Royal Family

Meghan Markle reveals she suffered a miscarriage in July

Meghan Markle revealed Wednesday that she suffered a miscarriage in the summer — describing the “almost unbearable grief” it caused her and husband Prince Harry.

The 39-year-old Duchess of Sussex recalled in a personal essay for the New York Times feeling a “sharp pain” on an ordinary morning in July while changing 1-year-old son Archie’s diaper at home in California.

“I dropped to the floor with him in my arms, humming a lullaby to keep us both calm, the cheerful tune a stark contrast to my sense that something was not right,” she wrote. “I knew, as I clutched my firstborn child, that I was losing my second.”

The former actress was taken to a hospital, where she recalled holding Harry’s hand and “kissed his knuckles, wet from both our tears.”

“Staring at the cold white walls, my eyes glazed over. I tried to imagine how we’d heal,” she wrote.

“Losing a child means carrying an almost unbearable grief, experienced by many but talked about by few.”

It was not clear how far along Markle was in her pregnancy, which the royals had not revealed.
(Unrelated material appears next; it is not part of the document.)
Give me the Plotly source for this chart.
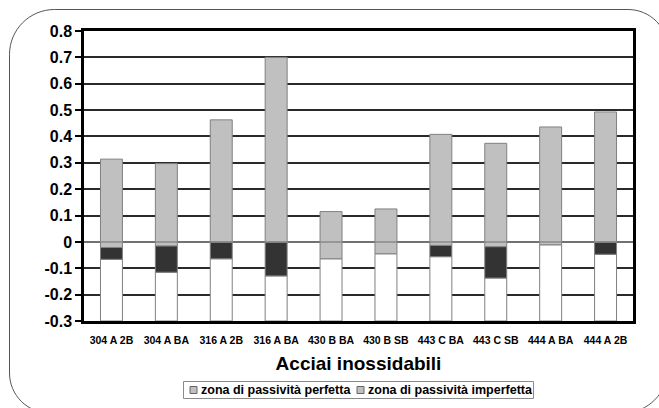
import plotly.graph_objects as go

# ---- data ----
categories = ["304 A 2B", "304 A BA", "316 A 2B", "316 A BA", "430 B BA",
              "430 B SB", "443 C BA", "443 C SB", "444 A BA", "444 A 2B"]
# top of the light-grey segment
top_value = [0.314, 0.297, 0.463, 0.700, 0.115, 0.125, 0.408, 0.374, 0.436, 0.493]
# boundary between dark and light-grey segments
dark_top = [-0.021, -0.015, 0.0, 0.0, -0.064, -0.045, -0.013, -0.018, -0.011, 0.0]
# boundary between white and dark segments
white_top = [-0.066, -0.115, -0.064, -0.129, -0.064, -0.045, -0.056, -0.137, -0.011, -0.047]
axis_min = -0.3
y_ticks = [0.8, 0.7, 0.6, 0.5, 0.4, 0.3, 0.2, 0.1, 0, -0.1, -0.2, -0.3]
y_tick_text = ["0.8", "0.7", "0.6", "0.5", "0.4", "0.3", "0.2", "0.1", "0", "-0.1", "-0.2", "-0.3"]
legend_names = ["zona di passività perfetta", "zona di passività imperfetta"]

W, H = 659, 408
ML, MR, MT, MB = 84, 26, 31, 87
PW, PH = W - ML - MR, H - MT - MB

def nz(v):
    return [None if abs(x) < 1e-9 else x for x in v]

white_h = nz([w - axis_min for w in white_top])
dark_h = nz([d - w for d, w in zip(dark_top, white_top)])
grey_h = nz([t - d for t, d in zip(top_value, dark_top)])

outline = dict(color="#808080", width=1)
fig = go.Figure()
fig.add_trace(go.Bar(x=categories, y=white_h, base=[axis_min] * len(categories),
                     marker=dict(color="#ffffff", line=outline), showlegend=False, width=0.4))
fig.add_trace(go.Bar(x=categories, y=dark_h, base=white_top, name=legend_names[1],
                     marker=dict(color="#333333", line=outline), showlegend=False, width=0.4))
fig.add_trace(go.Bar(x=categories, y=grey_h, base=dark_top, name=legend_names[0],
                     marker=dict(color="#c0c0c0", line=outline), showlegend=False, width=0.4))

def px(x):
    return (x - ML) / PW

def py(y):
    return (H - MB - y) / PH

# rounded outer frame
L, T, R, B = 9.5, 9.5, 668, 413
k = 0.5523
def corner_path():
    r1, r2, r3, r4 = 45, 40, 45, 40  # tl, tr, br, bl
    pts = []
    pts.append(f"M {px(L)},{py(T + r1)}")
    pts.append(f"C {px(L)},{py(T + r1 - k * r1)} {px(L + r1 - k * r1)},{py(T)} {px(L + r1)},{py(T)}")
    pts.append(f"L {px(R - r2)},{py(T)}")
    pts.append(f"C {px(R - r2 + k * r2)},{py(T)} {px(R)},{py(T + r2 - k * r2)} {px(R)},{py(T + r2)}")
    pts.append(f"L {px(R)},{py(B - r3)}")
    pts.append(f"C {px(R)},{py(B - r3 + k * r3)} {px(R - r3 + k * r3)},{py(B)} {px(R - r3)},{py(B)}")
    pts.append(f"L {px(L + r4)},{py(B)}")
    pts.append(f"C {px(L + r4 - k * r4)},{py(B)} {px(L)},{py(B - r4 + k * r4)} {px(L)},{py(B - r4)}")
    pts.append("Z")
    return " ".join(pts)

fig.add_shape(type="path", path=corner_path(), xref="paper", yref="paper",
              line=dict(color="#555555", width=1), layer="below")
# zero line drawn over the bars
fig.add_shape(type="line", xref="paper", yref="y", x0=0, x1=1, y0=0, y1=0,
              line=dict(color="#8a8a8a", width=1.5), layer="above")

font_family = "Liberation Sans, Arial, sans-serif"

# legend box (Excel-style, compact)
fig.add_shape(type="rect", xref="paper", yref="paper",
              x0=px(183.5), x1=px(533.5), y0=py(398.5), y1=py(381.5),
              line=dict(color="#8a8a8a", width=1), fillcolor="white")
legend_swatch_x = [190, 357]
legend_text_x = [199, 366]
for sx, tx, name in zip(legend_swatch_x, legend_text_x, legend_names):
    fig.add_shape(type="rect", xref="paper", yref="paper",
                  x0=px(sx), x1=px(sx + 7), y0=py(393.5), y1=py(386.5),
                  line=dict(color="#666666", width=1), fillcolor="#c0c0c0")
    fig.add_annotation(xref="paper", yref="paper", x=px(tx), y=py(390),
                       xanchor="left", yanchor="middle", showarrow=False,
                       text=f"<b>{name}</b>",
                       font=dict(size=12.5, family=font_family, color="black"))

fig.update_layout(
    width=W, height=H,
    margin=dict(l=ML, r=MR, t=MT, b=MB, autoexpand=False),
    paper_bgcolor="white", plot_bgcolor="white",
    barmode="overlay",
    font=dict(family=font_family, color="black"),
    xaxis=dict(
        type="category", showgrid=False, showline=True, linecolor="black", linewidth=2.5,
        mirror=True, ticks="", tickfont=dict(size=10.5, family=font_family, weight="bold"),
        ticklabelstandoff=8,
        title=dict(text="<b>Acciai inossidabili</b>", font=dict(size=19), standoff=12),
    ),
    yaxis=dict(
        range=[-0.3, 0.8], tickvals=y_ticks, ticktext=y_tick_text,
        showgrid=True, gridcolor="#2a2a2a", gridwidth=2, zeroline=False,
        showline=True, linecolor="black", linewidth=2.5, mirror=True,
        ticks="outside", ticklen=6, tickwidth=2, tickcolor="black",
        tickfont=dict(size=16, family=font_family, weight="bold"),
    ),
    showlegend=False,
)

fig.write_html("out.html")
In the essay — titled “The Losses We Share” — Markle said she was revealing her own heartache after learning that it was one suffered in silence by many others.

“In the pain of our loss, my husband and I discovered that in a room of 100 women, 10 to 20 of them will have suffered from miscarriage,” she wrote.
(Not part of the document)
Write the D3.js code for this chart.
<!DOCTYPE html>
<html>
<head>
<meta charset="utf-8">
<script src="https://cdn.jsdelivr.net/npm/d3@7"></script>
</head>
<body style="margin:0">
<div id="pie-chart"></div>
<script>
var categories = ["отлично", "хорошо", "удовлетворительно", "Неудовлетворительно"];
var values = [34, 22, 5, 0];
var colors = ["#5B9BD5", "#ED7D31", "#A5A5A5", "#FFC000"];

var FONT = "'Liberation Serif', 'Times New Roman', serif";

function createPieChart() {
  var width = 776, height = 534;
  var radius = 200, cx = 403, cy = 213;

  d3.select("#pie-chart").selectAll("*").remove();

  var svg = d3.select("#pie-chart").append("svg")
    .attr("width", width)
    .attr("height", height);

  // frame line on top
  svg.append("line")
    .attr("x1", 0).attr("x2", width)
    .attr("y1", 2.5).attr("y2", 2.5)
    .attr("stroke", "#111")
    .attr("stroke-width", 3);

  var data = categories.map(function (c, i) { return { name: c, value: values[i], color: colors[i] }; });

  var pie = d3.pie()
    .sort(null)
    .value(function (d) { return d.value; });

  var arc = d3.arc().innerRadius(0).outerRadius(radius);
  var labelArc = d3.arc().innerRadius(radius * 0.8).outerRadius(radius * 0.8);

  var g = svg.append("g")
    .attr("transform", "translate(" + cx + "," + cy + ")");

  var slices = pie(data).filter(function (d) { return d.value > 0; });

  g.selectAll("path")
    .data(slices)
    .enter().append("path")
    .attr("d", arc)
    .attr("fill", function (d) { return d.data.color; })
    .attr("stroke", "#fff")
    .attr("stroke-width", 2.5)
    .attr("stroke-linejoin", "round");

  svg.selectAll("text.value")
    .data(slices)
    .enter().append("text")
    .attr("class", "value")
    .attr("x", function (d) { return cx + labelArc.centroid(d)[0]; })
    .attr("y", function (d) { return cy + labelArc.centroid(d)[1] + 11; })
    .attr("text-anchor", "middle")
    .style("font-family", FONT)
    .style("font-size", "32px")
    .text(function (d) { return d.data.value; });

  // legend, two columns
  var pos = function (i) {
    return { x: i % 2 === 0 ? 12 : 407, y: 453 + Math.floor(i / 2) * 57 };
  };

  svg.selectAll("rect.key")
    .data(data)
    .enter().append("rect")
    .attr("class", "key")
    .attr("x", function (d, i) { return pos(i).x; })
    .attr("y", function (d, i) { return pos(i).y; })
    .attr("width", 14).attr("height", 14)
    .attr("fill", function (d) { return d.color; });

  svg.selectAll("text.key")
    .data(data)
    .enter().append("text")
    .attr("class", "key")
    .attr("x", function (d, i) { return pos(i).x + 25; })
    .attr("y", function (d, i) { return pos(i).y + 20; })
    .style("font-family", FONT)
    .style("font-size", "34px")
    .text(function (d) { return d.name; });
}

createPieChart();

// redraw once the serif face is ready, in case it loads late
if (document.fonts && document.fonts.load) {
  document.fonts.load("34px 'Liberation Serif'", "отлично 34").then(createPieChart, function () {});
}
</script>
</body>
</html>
“Yet despite the staggering commonality of this pain, the conversation remains taboo, riddled with (unwarranted) shame, and perpetuating a cycle of solitary mourning.”

She referred to an interview with British journalist Tom Bradby in Africa in September 2019 in which he moved her with the simple question, “Are you OK?”

“Sitting in a hospital bed, watching my husband’s heartbreak as he tried to hold the shattered pieces of mine, I realized that the only way to begin to heal is to first ask, ‘Are you OK?'” she wrote of their miscarriage grief.

Prince Harry, Duke of Sussex, Meghan, Duchess of Sussex and their baby son Archie
(From right) Prince Harry, Duke of Sussex, Meghan, Duchess of Sussex, and their baby son, ArchieWireImage

“In being invited to share our pain, together we take the first steps toward healing.”

She said that simple request was more important than ever in 2020, noting the coronavirus pandemic as well as protests over the police custody deaths of both George Floyd and Breonna Taylor.

“This year has brought so many of us to our breaking points. Loss and pain have plagued every one of us in 2020, in moments both fraught and debilitating,” she wrote.

“So this Thanksgiving, as we plan for a holiday unlike any before — many of us separated from our loved ones, alone, sick, scared, divided and perhaps struggling to find something, anything, to be grateful for — let us commit to asking others, ‘Are you OK?'” she wrote.

“Are we OK? We will be,” she insisted.